Rank	Company	Sector	Industry	Continent	Country	Sales	Profits	Assets	Market_Value	ProfMgn
1	ICBC	Financials	Major Banks	Asia	China	148.7	42.7	3124.9	215.6	0.2871553
2	China Construction Bank	Financials	Regional Banks	Asia	China	121.3	34.2	2449.5	174.4	0.2819456
3	Agricultural Bank of China	Financials	Regional Banks	Asia	China	136.4	27.0	2405.4	141.1	0.1979472
4	JPMorgan Chase	Financials	Major Banks	North America	United States	105.7	17.3	2435.3	229.7	0.1636708
5	Berkshire Hathaway	Financials	Investment Services	North America	United States	178.8	19.5	493.4	309.1	0.1090604
6	Exxon Mobil	Energy	Oil & Gas Operations	North America	United States	394.0	32.6	346.8	422.3	0.0827411

2.6 Create boxplot of Profit Margin by Sector

ggplot(Forbes, aes(x = Sector, y = ProfMgn)) +
  stat_boxplot(geom = "errorbar", width = 0.5) +
  geom_boxplot(outlier.size = 0.75, aes(fill = Sector)) +
  coord_flip()

The sectors that appear to have the greatest standard deviation are Materials, Information technology, Financials, and Consumer Discretionary

2.7 Calculate the SD for each sector

Forbes.SD <-  Forbes %>%
  select(Sector, ProfMgn) %>%
  group_by(Sector) %>%
  dplyr::summarize(Sector_STD = paste(round(100*sd(ProfMgn),1),"%"))
# Do not modify the following code:
knitr::kable(Forbes.SD, format = "markdown")

Sector	Sector_STD
Consumer Discretionary	62.9 %
Consumer Staples	10 %
Energy	10.6 %
Financials	40.5 %
Health Care	10.7 %
Industrials	9.9 %
Information Technology	23.5 %
Materials	21.5 %
Telecommunication Services	10.2 %
Utilities	16.2 %

The sector that has the greatest standard deviation is Consumer Discretionary. [The results confirm the initial analysis from the observation of the box plots for each sector.
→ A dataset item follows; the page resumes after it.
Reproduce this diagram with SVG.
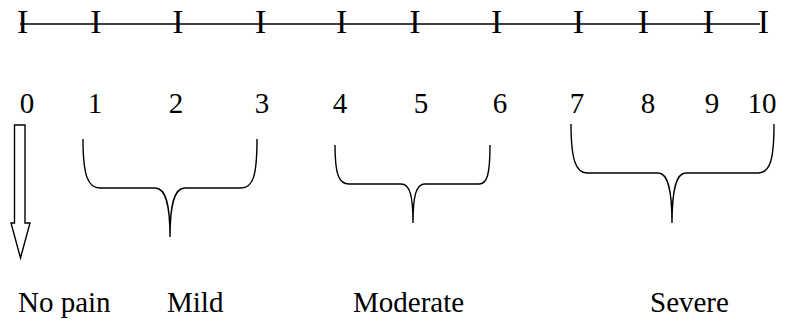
<svg xmlns="http://www.w3.org/2000/svg" width="785" height="324" viewBox="0 0 785 324">
<style>
text{font-family:'Liberation Serif','Times New Roman',serif;fill:#000}
.tick{font-size:34px;text-anchor:middle}
.num{font-size:29px;text-anchor:middle}
.lbl{font-size:29px}
.br{fill:none;stroke:#000;stroke-width:1.4}
</style>
<rect width="785" height="324" fill="#fff"/>
<g id="scale">
<line x1="20" y1="24" x2="760" y2="24" stroke="#000" stroke-width="1.4"/>
<g class="tick">
<text x="22.7" y="33">I</text>
<text x="96" y="33">I</text>
<text x="178" y="33">I</text>
<text x="260.7" y="33">I</text>
<text x="341.7" y="33">I</text>
<text x="415" y="33">I</text>
<text x="496.7" y="33">I</text>
<text x="578.3" y="33">I</text>
<text x="643.3" y="33">I</text>
<text x="708.3" y="33">I</text>
<text x="763.3" y="33">I</text>
</g>
</g>
<g id="numbers" class="num">
<text x="27" y="113">0</text>
<text x="95" y="113">1</text>
<text x="176" y="113">2</text>
<text x="262" y="113">3</text>
<text x="340" y="113">4</text>
<text x="421" y="113">5</text>
<text x="500" y="113">6</text>
<text x="577" y="113">7</text>
<text x="648" y="113">8</text>
<text x="712" y="113">9</text>
<text x="762" y="113">10</text>
</g>
<g id="connectors">
<g id="arrow-nopain">
<path d="M14.5,125 H25 V223 H30 L20.5,258 L11,223 H14.5 Z" fill="#fff" stroke="#000" stroke-width="1.4"/>
</g>
<g id="brace-mild">
<path class="br" d="M83,139 C83,176 88,188 100,188 L155,188 C166,188 170,205 170,237 C170,205 174,188 185,188 L241,188 C253,188 257,176 257,139"/>
</g>
<g id="brace-moderate">
<path class="br" d="M335,145 C335,175 339,184 349,184 L401,184 C410,184 413,196 413,223 C413,196 416,184 425,184 L479,184 C487,184 490,175 490,145"/>
</g>
<g id="brace-severe">
<path class="br" d="M571,124 C571,160 576,173 587,173 L658,173 C668,173 672,190 672,223 C672,190 676,173 686,173 L758,173 C770,173 774,160 774,124"/>
</g>
</g>
<g id="label-nopain"><text class="lbl" x="18" y="312">No pain</text></g>
<g id="label-mild"><text class="lbl" x="167" y="312">Mild</text></g>
<g id="label-moderate"><text class="lbl" x="353" y="312">Moderate</text></g>
<g id="label-severe"><text class="lbl" x="650" y="312">Severe</text></g>
</svg>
The box plots for Materials, Information technology, Financials, and consumer discretionary showed a wide spread on data below the 25th percentile and above the 75th percentile, and even outside the box plot whiskers. Since, standard deviation is the square root of the average of the sum of squared differences for each observation from the mean, a high amount of outliers would cause the standard deviation to increase. In this case, the calculations proved what the box plots presented.]